By Alison Bailin Batz / Photos by Mark Morgan
Thirty years ago, Mark Roden was just another Arizona State University college student.
“My plan was to work toward becoming a teacher and coach,” Roden says. “But thanks to a few hundred cheese sandwiches, my life took a very different direction.”
While a student, Roden loved visiting this new restaurant concept in the Valley called Subway. The brand would soon open its second location in Arizona – on ASU’s campus, to Roden’s delight.
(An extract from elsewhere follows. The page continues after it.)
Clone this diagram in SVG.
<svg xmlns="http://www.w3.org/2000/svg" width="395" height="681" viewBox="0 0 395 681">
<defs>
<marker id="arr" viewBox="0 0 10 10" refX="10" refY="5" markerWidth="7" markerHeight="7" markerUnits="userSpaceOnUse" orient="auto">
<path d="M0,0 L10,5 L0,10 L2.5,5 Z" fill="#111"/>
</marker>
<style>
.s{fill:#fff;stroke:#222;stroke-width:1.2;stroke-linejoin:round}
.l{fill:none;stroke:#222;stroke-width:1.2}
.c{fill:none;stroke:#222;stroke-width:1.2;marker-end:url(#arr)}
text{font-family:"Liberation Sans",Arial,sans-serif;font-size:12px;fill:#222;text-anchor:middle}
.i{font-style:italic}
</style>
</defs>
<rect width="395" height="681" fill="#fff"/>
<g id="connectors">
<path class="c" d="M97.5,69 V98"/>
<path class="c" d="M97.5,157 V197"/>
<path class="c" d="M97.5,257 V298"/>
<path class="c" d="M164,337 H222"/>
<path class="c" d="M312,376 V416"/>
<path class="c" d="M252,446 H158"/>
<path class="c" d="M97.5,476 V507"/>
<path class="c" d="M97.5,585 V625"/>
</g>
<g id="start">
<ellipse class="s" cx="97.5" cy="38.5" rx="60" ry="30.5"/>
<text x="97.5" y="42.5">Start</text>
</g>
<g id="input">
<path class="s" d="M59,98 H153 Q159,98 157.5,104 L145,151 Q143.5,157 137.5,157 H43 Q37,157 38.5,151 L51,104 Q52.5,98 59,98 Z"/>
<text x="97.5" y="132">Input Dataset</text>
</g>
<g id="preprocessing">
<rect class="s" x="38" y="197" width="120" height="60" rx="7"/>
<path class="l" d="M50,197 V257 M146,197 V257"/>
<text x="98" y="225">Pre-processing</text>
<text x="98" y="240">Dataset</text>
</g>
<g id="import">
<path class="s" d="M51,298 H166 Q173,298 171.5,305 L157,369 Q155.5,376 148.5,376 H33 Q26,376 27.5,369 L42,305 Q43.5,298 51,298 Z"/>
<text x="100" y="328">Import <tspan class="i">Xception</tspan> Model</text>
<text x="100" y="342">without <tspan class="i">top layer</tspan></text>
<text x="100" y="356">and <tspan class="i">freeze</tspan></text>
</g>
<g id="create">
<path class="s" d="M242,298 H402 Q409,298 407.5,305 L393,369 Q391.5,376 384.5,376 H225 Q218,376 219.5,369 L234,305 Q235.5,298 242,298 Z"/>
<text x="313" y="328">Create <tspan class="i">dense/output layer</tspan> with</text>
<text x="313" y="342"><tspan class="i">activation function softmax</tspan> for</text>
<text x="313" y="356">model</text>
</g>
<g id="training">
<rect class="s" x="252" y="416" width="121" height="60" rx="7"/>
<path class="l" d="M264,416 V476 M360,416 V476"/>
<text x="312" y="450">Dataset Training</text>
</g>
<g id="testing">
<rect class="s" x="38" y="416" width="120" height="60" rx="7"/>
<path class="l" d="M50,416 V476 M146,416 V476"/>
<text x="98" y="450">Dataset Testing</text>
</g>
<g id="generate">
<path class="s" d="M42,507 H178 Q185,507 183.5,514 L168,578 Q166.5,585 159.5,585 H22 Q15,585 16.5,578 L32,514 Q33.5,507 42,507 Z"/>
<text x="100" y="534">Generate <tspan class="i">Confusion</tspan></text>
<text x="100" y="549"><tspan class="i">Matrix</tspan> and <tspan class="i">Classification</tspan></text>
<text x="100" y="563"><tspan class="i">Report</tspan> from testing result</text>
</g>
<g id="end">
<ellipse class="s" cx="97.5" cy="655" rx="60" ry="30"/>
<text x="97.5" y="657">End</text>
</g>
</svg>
By 1988, as Subway opened its 10th location statewide, Roden made a bold move in reaching out to learn about becoming a franchisee.
“Within 70 days, I owned three locations, with eyes to help the brand grow across the Valley and beyond,” he explains.
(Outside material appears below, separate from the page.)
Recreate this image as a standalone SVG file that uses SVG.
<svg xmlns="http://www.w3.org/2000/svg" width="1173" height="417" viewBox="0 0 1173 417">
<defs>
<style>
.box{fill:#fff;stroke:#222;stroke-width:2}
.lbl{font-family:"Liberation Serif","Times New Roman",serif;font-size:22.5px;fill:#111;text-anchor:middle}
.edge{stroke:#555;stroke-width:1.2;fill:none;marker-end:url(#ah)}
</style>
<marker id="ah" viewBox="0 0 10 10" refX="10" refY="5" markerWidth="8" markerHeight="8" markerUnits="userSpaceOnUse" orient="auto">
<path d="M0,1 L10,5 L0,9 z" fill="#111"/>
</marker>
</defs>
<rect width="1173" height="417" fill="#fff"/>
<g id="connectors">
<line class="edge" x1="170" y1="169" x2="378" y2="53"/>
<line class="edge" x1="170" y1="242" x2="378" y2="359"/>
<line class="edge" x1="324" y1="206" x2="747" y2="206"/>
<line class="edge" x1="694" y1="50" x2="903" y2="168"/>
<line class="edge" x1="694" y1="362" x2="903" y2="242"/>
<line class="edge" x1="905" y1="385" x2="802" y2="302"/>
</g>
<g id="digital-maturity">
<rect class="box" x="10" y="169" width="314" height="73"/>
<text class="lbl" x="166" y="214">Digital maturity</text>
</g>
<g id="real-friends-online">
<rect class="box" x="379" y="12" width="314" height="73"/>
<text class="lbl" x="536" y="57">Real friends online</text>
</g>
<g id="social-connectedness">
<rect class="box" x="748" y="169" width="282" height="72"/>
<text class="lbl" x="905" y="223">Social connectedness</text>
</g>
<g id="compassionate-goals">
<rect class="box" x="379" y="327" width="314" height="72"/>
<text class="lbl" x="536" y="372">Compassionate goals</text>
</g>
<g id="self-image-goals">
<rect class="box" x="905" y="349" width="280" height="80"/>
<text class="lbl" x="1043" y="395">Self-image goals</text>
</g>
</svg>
Over the next three decades, Roden was part of the team that helped to grow the brand to more than 465 locations across Arizona – including more than 40 in the Uptown area – and served in a leadership role for Subway on both the local and national advertising and franchisee boards. He went on to own as many as 58 locations statewide and today owns 51 locations across Arizona and Hawaii.
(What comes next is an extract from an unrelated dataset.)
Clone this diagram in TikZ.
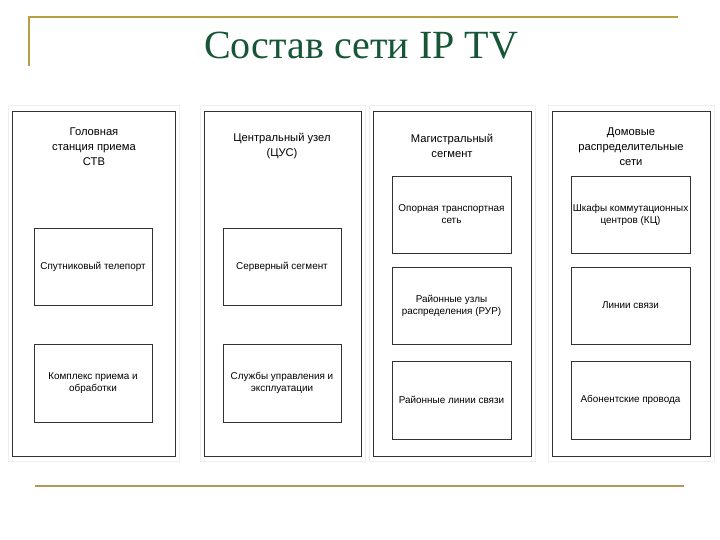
\documentclass[tikz,border=0pt]{standalone}
\usepackage{fontspec}
\setmainfont{Liberation Serif}
\newfontfamily\arialf{Liberation Sans}
\definecolor{titlegreen}{RGB}{22,86,54}
\definecolor{goldline}{RGB}{184,160,66}
\definecolor{tanline}{RGB}{182,152,92}
\definecolor{boxline}{RGB}{50,50,50}
\definecolor{faint}{RGB}{238,238,238}
\tikzset{
  colbox/.style={draw=boxline, line width=0.95pt, fill=white, inner sep=0pt},
  innerbox/.style={draw=boxline, line width=0.95pt, inner sep=0pt, minimum width=118pt, minimum height=77pt, align=center, font=\arialf\fontsize{9.9}{12}\selectfont},
  coltitle/.style={align=center, inner sep=0pt, font=\arialf\fontsize{11.2}{15}\selectfont},
  faintframe/.style={draw=faint, line width=0.7pt},
  rule/.style={line width=2.4pt}
}
\begin{document}
\begin{tikzpicture}[x=1pt,y=-1pt]
\useasboundingbox (0,0) rectangle (720,540);
\fill[white] (0,0) rectangle (720,540);
% decorative rules
\coordinate (tl) at (29,17);
\coordinate (tr) at (678,17);
\coordinate (tb) at (29,66);
\coordinate (bl) at (35,486);
\coordinate (br) at (684,486);
\draw[rule, goldline] (tb) -- (tl) -- (tr);
\draw[rule, tanline] (bl) -- (br);
% title
\node[text=titlegreen, font=\fontsize{40}{44}\selectfont, inner sep=0pt, anchor=base] (title) at (361,59) {Состав сети IP TV};
% faint frames
\draw[faintframe] (8,105) rectangle (179,461);
\draw[faintframe] (200,105) rectangle (365,461);
\draw[faintframe] (369,105) rectangle (535,461);
\draw[faintframe] (548,105) rectangle (714,461);
% columns
\node[colbox, minimum width=163pt, minimum height=345pt] (c1) at (93.5,283.5) {};
\node[colbox, minimum width=157pt, minimum height=345pt] (c2) at (282.5,283.5) {};
\node[colbox, minimum width=158pt, minimum height=345pt] (c3) at (452,283.5) {};
\node[colbox, minimum width=158pt, minimum height=345pt] (c4) at (631,283.5) {};
% column titles
\node[coltitle] (t1) at (94,147) {Головная\\станция приема\\СТВ};
\node[coltitle] (t2) at (282,146) {Центральный узел\\(ЦУС)};
\node[coltitle] (t3) at (452,146) {Магистральный\\сегмент};
\node[coltitle] (t4) at (631,147) {Домовые\\распределительные\\сети};
% inner boxes column 1
\node[innerbox] (a1) at (93,266.5) {Спутниковый телепорт};
\node[innerbox, minimum height=78pt] (a2) at (93,383) {Комплекс приема и\\обработки};
% column 2
\node[innerbox] (b1) at (282,266.5) {Серверный сегмент};
\node[innerbox, minimum height=78pt] (b2) at (282,383) {Службы управления и\\эксплуатации};
% column 3
\node[innerbox, minimum width=119pt] (d1) at (451.5,214.5) {Опорная транспортная\\сеть};
\node[innerbox, minimum width=119pt] (d2) at (451.5,305.5) {Районные узлы\\распределения (РУР)};
\node[innerbox, minimum width=119pt, minimum height=78pt] (d3) at (451.5,400) {Районные линии связи};
% column 4
\node[innerbox, minimum width=119pt] (e1) at (630.5,214.5) {Шкафы коммутационных\\центров (КЦ)};
\node[innerbox, minimum width=119pt] (e2) at (630.5,305.5) {Линии связи};
\node[innerbox, minimum width=119pt, minimum height=78pt] (e3) at (630.5,400) {Абонентские провода};
\end{tikzpicture}
\end{document}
But, funny enough, his greatest Subway-related successes have nothing to do with sandwiches at all.
“In 1999, fellow franchisees, Arizona Subway Development, vendor partners and I joined together to launch our own nonprofit – Subway Kids & Sports of Arizona,” Roden recalls. “Our aim was to go beyond helping charities via sandwich donations by raising funds to provide sports equipment, uniforms, registration fees, and access to major sporting events for kids who might not otherwise be able to participate.”
Subway Kids & Sports focuses on two major initiatives: Cycle for Success and a formal grant program.
Cycle for Success “rides” into a Valley Title One school each month, surprising two students (chosen via a teacher-led nomination process) who perform random acts of kindness with new bikes, helmets and locks, as well as Subway lunches for their classes.
Each year from January to February 28 (and thanks to an annual fall golf tournament and other board fundraising endeavors), Subway Kids & Sports seeks submissions from child-focused nonprofits across Arizona on how they would best be able to use a $1,000 to $5,000 grant.
“In the early spring, our board sits down with all the submissions to determine how and where to distribute our funds,” Roden explains. “This year, we aim to give more than $65,000 in grants.”
According to Roden, Subway Kids & Sports has touched more than 30,000 local families and is closing in on giving away its millionth dollar by year’s end. The grants have helped organizations including the Frances H. McClelland Pediatric Rehabilitation Center, Southwest Human Development, the Be Kind People Project, Arizona Friends of Foster Children Foundation, the Girl Scouts - Arizona Cactus-Pine Council, Girls on the Run and more.
“In fact, it was a grant submission early on from one local nonprofit that I consider my other major Subway-related success,” he says.
In 2000, Big Brothers Big Sisters of Central Arizona approached Subway Kids & Sports for a grant to help start a program called Sports Buddies. Intrigued, Roden met with a member of their team in person on the project.
“When I learned that at any given time 300 boys and girls are waiting to be matched and some will wait up to three years, I was motivated to action beyond a check,” explains Roden, who became a Big Brother himself that year to then-8-year-old Ian.
“Ian’s father passed away before he was born, so his mom was eager to find a positive male role model for him,” he elaborates. “I still remember the first day we met, which involved learning of his love of pizza and laser tag.”
Their first outing was to an Arizona Diamondbacks game, where Roden quickly learned it was Ian’s first exposure to baseball. Over the next several years, Roden would also take Ian to his first hockey, football and basketball games, too, while sharing a life lesson or two along the way.
“And those lessons went both ways, especially when I became a dad myself,” explains Roden, whose daughter Marcee is now 15 years old.
Today, Ian is a 25-year-old ASU graduate working in engineering. Roden, still connected to Ian all these years later, notes there are hundreds – maybe thousands – of kids like Ian just waiting for a Big Brother right now, especially in Phoenix.
“Men are in specific need right now over at Big Brothers, as they were back when I first got connected,” he says. “Yes, it is a time commitment, but one well worth it.”